An hour after he regained consciousness, David C. Montgomery died.  At his bedside, along with Stone, were Eileen Crater; Dillingham's general manager Bruce Edwards;  and Montgomery's sister, Mrs. R. O. Lawhead.  Fred Stone told a reporter from The New York Times, "I've seen the gamest little fellow I know fight to the finish for life's biggest stake--life."

In reporting his death, The New York Times said, "The team of Montgomery and Stone was one of the last of the famous teams of comedians."  On April 22, the newspaper wrote, "Fred Stone planned today to accompany the body of his dead partner, David Montgomery, the comedian, to New York, where it will be buried in Woodlawn Cemetery beside that of 'Scamp' Montgomery, the dead jester's brother, who was also an actor."

Two days later, The New York Times reported, "Not since the funeral of Charles Frohman have so many men and women of the theatre gathered to honor the memory of one of their number as assembled yesterday for the funeral of David Montgomery."  A Who's Who of the American theater gathered at the chapel of Frank S. Campbell on Broadway at 67th Street.  The article said, "many who could not find room within stood outside."

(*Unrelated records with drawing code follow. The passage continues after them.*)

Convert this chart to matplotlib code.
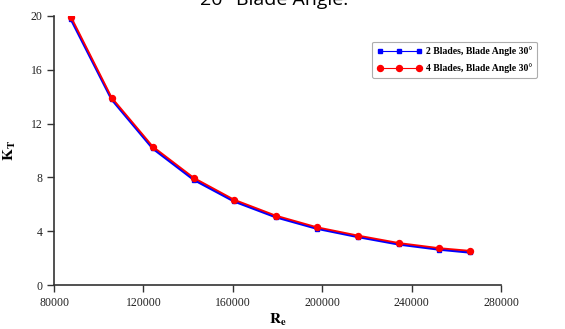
import matplotlib.pyplot as plt

# Reynolds numbers and thrust coefficients
re_values = [87600, 105800, 124200, 142600, 160600, 179200, 197500, 215900, 234400, 252400, 266300]
kt_2_blades = [19.75, 13.8, 10.15, 7.82, 6.22, 5.05, 4.2, 3.58, 3.02, 2.64, 2.42]
kt_4_blades = [19.93, 13.93, 10.29, 7.96, 6.34, 5.16, 4.3, 3.68, 3.12, 2.74, 2.54]

labels = ["2 Blades, Blade Angle 30\u00b0", "4 Blades, Blade Angle 30\u00b0"]
x_ticks = [80000, 120000, 160000, 200000, 240000, 280000]
y_ticks = [0, 4, 8, 12, 16, 20]

plt.rcParams['font.family'] = ['Liberation Serif', 'DejaVu Serif']
plt.rcParams['mathtext.fontset'] = 'stix'

fig = plt.figure(figsize=(5.65, 3.29), dpi=100)
ax = fig.add_axes([0.0956, 0.1337, 0.7911, 0.8177])

ax.plot(re_values, kt_2_blades, color='#0000ff', lw=1.8, marker='s', ms=3,
        label=labels[0], zorder=3)
ax.plot(re_values, kt_4_blades, color='#ff0000', lw=1.3, marker='o', ms=4.3,
        label=labels[1], zorder=4)

ax.set_xlim(80000, 280000)
ax.set_ylim(0, 20)
ax.set_xticks(x_ticks)
ax.set_yticks(y_ticks)
ax.tick_params(direction='out', length=5, width=1, colors='#333333',
               labelsize=8.5, labelcolor='#222222')

for side in ['top', 'right']:
    ax.spines[side].set_visible(False)
for side in ['left', 'bottom']:
    ax.spines[side].set_color('#333333')
    ax.spines[side].set_linewidth(1.2)

ax.set_xlabel(r'$\mathbf{R_e}$', fontsize=11, labelpad=2)
ax.set_ylabel(r'$\mathbf{K_T}$', fontsize=11, labelpad=9)

leg = ax.legend(loc='upper right', bbox_to_anchor=(1.08, 0.905), numpoints=3,
                prop={'size': 7, 'weight': 'bold'}, handlelength=4.6,
                handletextpad=0.4, frameon=True, fancybox=True,
                edgecolor='#999999', borderpad=0.5, labelspacing=0.75,
                borderaxespad=0)
leg.get_frame().set_linewidth(0.8)
for line in leg.get_lines():
    line.set_linewidth(0.8)

# title is cut off at the top of the image
fig.text(0.485, 1.0, "20\u00b0 Blade Angle.", family='Open Sans', fontsize=14,
         ha='center', va='center')

fig.savefig('out.png', dpi=100)
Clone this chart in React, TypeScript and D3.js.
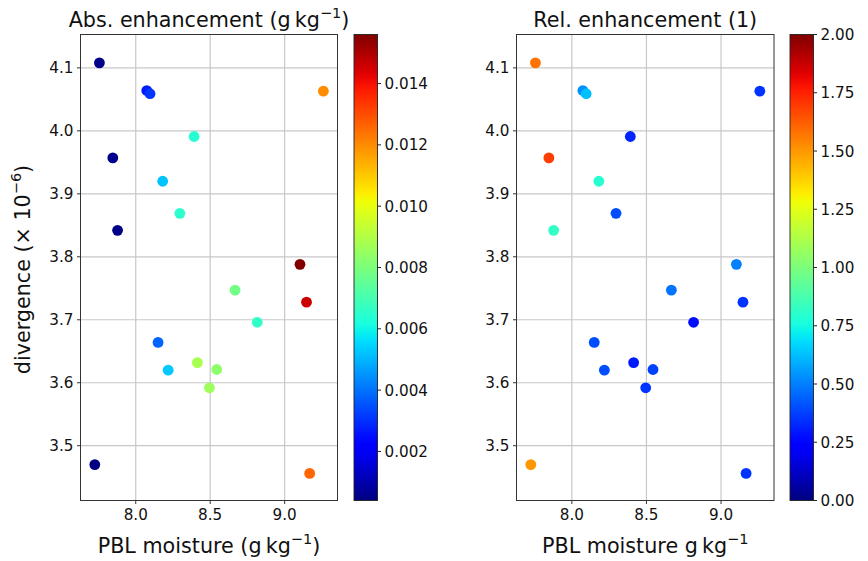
import React from "react";
import * as d3 from "d3";

// PBL moisture (g/kg) and divergence (x1e-6) for each case
const moisture = [
  7.756, 8.074, 8.096, 9.26, 8.392, 7.846, 8.181, 8.296, 7.878, 9.103,
  9.147, 8.667, 8.816, 8.15, 8.218, 8.414, 8.544, 8.495, 7.725, 9.168,
];
const divergence = [
  4.108, 4.064, 4.059, 4.063, 3.991, 3.957, 3.92, 3.869, 3.842, 3.788,
  3.728, 3.747, 3.696, 3.664, 3.62, 3.632, 3.621, 3.592, 3.47, 3.456,
];
// Absolute enhancement (g/kg)
const absEnh = [
  0.0005, 0.0027, 0.0031, 0.012, 0.0064, 0.0006, 0.0052, 0.0065, 0.0005, 0.0156,
  0.0146, 0.0078, 0.0066, 0.0038, 0.0053, 0.0088, 0.0083, 0.0086, 0.0004, 0.0126,
];
// Relative enhancement (1)
const relEnh = [
  1.58, 0.53, 0.625, 0.35, 0.32, 1.69, 0.79, 0.4, 0.82, 0.5,
  0.35, 0.475, 0.275, 0.4, 0.4, 0.3, 0.375, 0.35, 1.5, 0.35,
];

const xTicks = [8.0, 8.5, 9.0];
const yTicks = [3.5, 3.6, 3.7, 3.8, 3.9, 4.0, 4.1];
const absTicks = [0.002, 0.004, 0.006, 0.008, 0.01, 0.012, 0.014];
const relTicks = [0, 0.25, 0.5, 0.75, 1.0, 1.25, 1.5, 1.75, 2.0];

const FONT = "DejaVu Sans, Verdana, sans-serif";

// matplotlib "jet" colormap
const jetR = d3.scaleLinear().domain([0, 0.35, 0.66, 0.89, 1]).range([0, 0, 1, 1, 0.5]).clamp(true);
const jetG = d3.scaleLinear().domain([0, 0.125, 0.375, 0.64, 0.91, 1]).range([0, 0, 1, 1, 0, 0]).clamp(true);
const jetB = d3.scaleLinear().domain([0, 0.11, 0.34, 0.65, 1]).range([0.5, 1, 1, 0, 0]).clamp(true);
const jet = (t: number) =>
  d3.rgb(jetR(t) * 255, jetG(t) * 255, jetB(t) * 255).formatHex();

const xDomain: [number, number] = [7.629, 9.355];
const yDomain: [number, number] = [3.413, 4.153];

const TOP = 34.5;
const BOTTOM = 500.5;
const LABEL_FONT = 20.7;
const TICK_FONT = 15.2;

type PanelProps = {
  id: string;
  x0: number;
  x1: number;
  cbX: number;
  title: React.ReactNode;
  xlabel: React.ReactNode;
  values: number[];
  cDomain: [number, number];
  cTicks: number[];
  cFormat: (v: number) => string;
  ylabel?: boolean;
};

function Panel(p: PanelProps) {
  const x = d3.scaleLinear().domain(xDomain).range([p.x0, p.x1]);
  const y = d3.scaleLinear().domain(yDomain).range([BOTTOM, TOP]);
  const c = d3.scaleLinear().domain(p.cDomain).range([0, 1]).clamp(true);
  const cy = d3.scaleLinear().domain(p.cDomain).range([BOTTOM, TOP]);
  const cbW = 23.5;
  const stops = d3.range(0, 1.0001, 0.02);
  const gid = "grad-" + p.id;
  return (
    <g>
      <defs>
        <linearGradient id={gid} x1="0" y1="1" x2="0" y2="0">
          {stops.map((t, i) => (
            <stop key={i} offset={t} stopColor={jet(t)} />
          ))}
        </linearGradient>
      </defs>
      {/* grid */}
      {xTicks.map((t) => (
        <line key={"gx" + t} x1={x(t)} x2={x(t)} y1={TOP} y2={BOTTOM} stroke="#c8c8c8" strokeWidth={1.2} />
      ))}
      {yTicks.map((t) => (
        <line key={"gy" + t} x1={p.x0} x2={p.x1} y1={y(t)} y2={y(t)} stroke="#c8c8c8" strokeWidth={1.2} />
      ))}
      {/* points */}
      {moisture.map((m, i) => (
        <circle key={i} cx={x(m)} cy={y(divergence[i])} r={5.4} fill={jet(c(p.values[i]))} />
      ))}
      {/* frame */}
      <rect x={p.x0} y={TOP} width={p.x1 - p.x0} height={BOTTOM - TOP} fill="none" stroke="#333" strokeWidth={1} />
      {/* x ticks */}
      {xTicks.map((t) => (
        <g key={"tx" + t}>
          <line x1={x(t)} x2={x(t)} y1={BOTTOM} y2={BOTTOM + 3.5} stroke="#333" strokeWidth={1} />
          <text x={x(t)} y={BOTTOM + 19.5} textAnchor="middle" fontSize={TICK_FONT} fontFamily={FONT} fill="#111">
            {t.toFixed(1)}
          </text>
        </g>
      ))}
      {/* y ticks */}
      {yTicks.map((t) => (
        <g key={"ty" + t}>
          <line x1={p.x0 - 3.5} x2={p.x0} y1={y(t)} y2={y(t)} stroke="#333" strokeWidth={1} />
          <text x={p.x0 - 7} y={y(t) + 5.5} textAnchor="end" fontSize={TICK_FONT} fontFamily={FONT} fill="#111">
            {t.toFixed(1)}
          </text>
        </g>
      ))}
      {/* colorbar */}
      <rect x={p.cbX} y={TOP} width={cbW} height={BOTTOM - TOP} fill={`url(#${gid})`} />
      <rect x={p.cbX} y={TOP} width={cbW} height={BOTTOM - TOP} fill="none" stroke="#222" strokeWidth={0.9} />
      {p.cTicks.map((t) => (
        <g key={"ct" + t}>
          <line x1={p.cbX + cbW} x2={p.cbX + cbW + 3.5} y1={cy(t)} y2={cy(t)} stroke="#222" strokeWidth={1} />
          <text x={p.cbX + cbW + 7} y={cy(t) + 5.5} fontSize={TICK_FONT} fontFamily={FONT} fill="#111">
            {p.cFormat(t)}
          </text>
        </g>
      ))}
      {/* title */}
      <text x={(p.x0 + p.x1) / 2} y={27} textAnchor="middle" fontSize={LABEL_FONT} fontFamily={FONT} fill="#111">
        {p.title}
      </text>
      {/* x label */}
      <text x={(p.x0 + p.x1) / 2} y={553} textAnchor="middle" fontSize={LABEL_FONT} fontFamily={FONT} fill="#111">
        {p.xlabel}
      </text>
      {p.ylabel && (
        <text
          transform={`translate(30,${(TOP + BOTTOM) / 2 + 2}) rotate(-90)`}
          textAnchor="middle"
          fontSize={LABEL_FONT}
          fontFamily={FONT}
          fill="#111"
        >
          divergence (× 10
          <tspan fontSize={14.5} dy={-9.5}>−6</tspan>
          <tspan dy={9.5}>)</tspan>
        </text>
      )}
    </g>
  );
}

export default function App() {
  const unitTitle = (
    <>
      Abs. enhancement (g{"\u2009"}kg
      <tspan fontSize={14.5} dy={-9.5}>−1</tspan>
      <tspan dy={9.5}>)</tspan>
    </>
  );
  const xl1 = (
    <>
      PBL moisture (g{"\u2009"}kg
      <tspan fontSize={14.5} dy={-9.5}>−1</tspan>
      <tspan dy={9.5}>)</tspan>
    </>
  );
  const xl2 = (
    <>
      PBL moisture g{"\u2009"}kg
      <tspan fontSize={14.5} dy={-9.5}>−1</tspan>
    </>
  );
  return (
    <svg
      width={868}
      height={561}
      style={{ position: "absolute", left: 0, top: 0, background: "#fff" }}
    >
      <rect width={868} height={561} fill="#fff" />
      <Panel
        id="abs"
        x0={80.5}
        x1={337.5}
        cbX={354}
        title={unitTitle}
        xlabel={xl1}
        values={absEnh}
        cDomain={[0.0004, 0.0156]}
        cTicks={absTicks}
        cFormat={(v) => v.toFixed(3)}
        ylabel
      />
      <Panel
        id="rel"
        x0={516.5}
        x1={774}
        cbX={790}
        title="Rel. enhancement (1)"
        xlabel={xl2}
        values={relEnh}
        cDomain={[0, 2]}
        cTicks={relTicks}
        cFormat={(v) => v.toFixed(2)}
      />
    </svg>
  );
}
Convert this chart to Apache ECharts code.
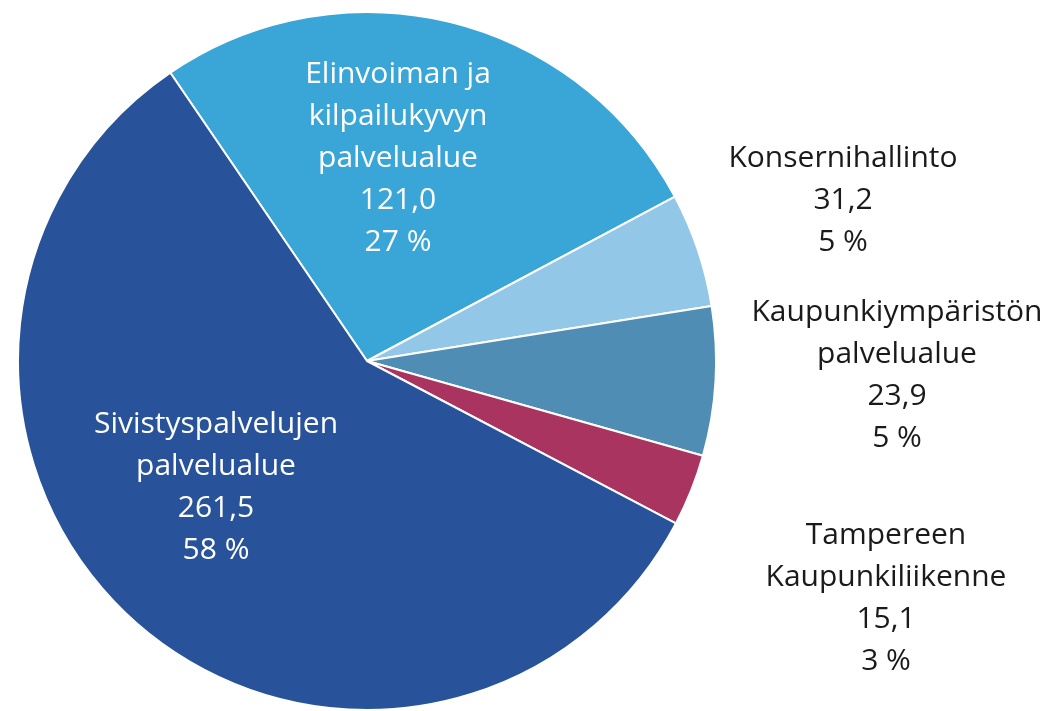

In 1919, Montgomery's sister filed an accounting of his estate.  The New York Sun noted, "Montgomery also owned a house at 126 West Seventy-first Street" which was valued at $25,000 (just under $425,000 in 2024 terms).   On August 16, the Record & Guide reported that the house had been sold, adding,  "The purchaser will alter the dwelling into small apartments."

The renovations, completed in 1920, resulted in "bachelor apartments."  The stoop was removed and a handsome, if period inappropriate, Greek Revival style entrance created at the basement level.  It was most likely at this time that the out-of-fashion stained glass transoms over the parlor windows were removed.  The Department of Buildings cautioned, "cooking in more than two of the apartments will render this building liable to immediate vacation by the Tenement House Department."

The term "bachelor apartment" was a holdover from the 19th century when apartments were designed without kitchens in buildings erected specifically for unmarried men.  The term no longer meant that only men were welcomed, and among those signing leases in 1921 were several unmarried women.  (The thought of an unattached female living alone would have been shocking a generation earlier.)

Among the tenants in 1926 was concert basso Sigurd Nilssen, who used his apartment as his studio for giving vocal lessons.   Born in Norway in 1895, he would dramatically change courses before long, turning to acting.  He most notably appeared in the 1940 motion picture Flash Gordon Conquers the Universe.

Signurd Nilssen (right) in Flash Gordon Conquers the Universe.  image via imdb.com

A renovation completed in 1974 resulted in two apartments per floor.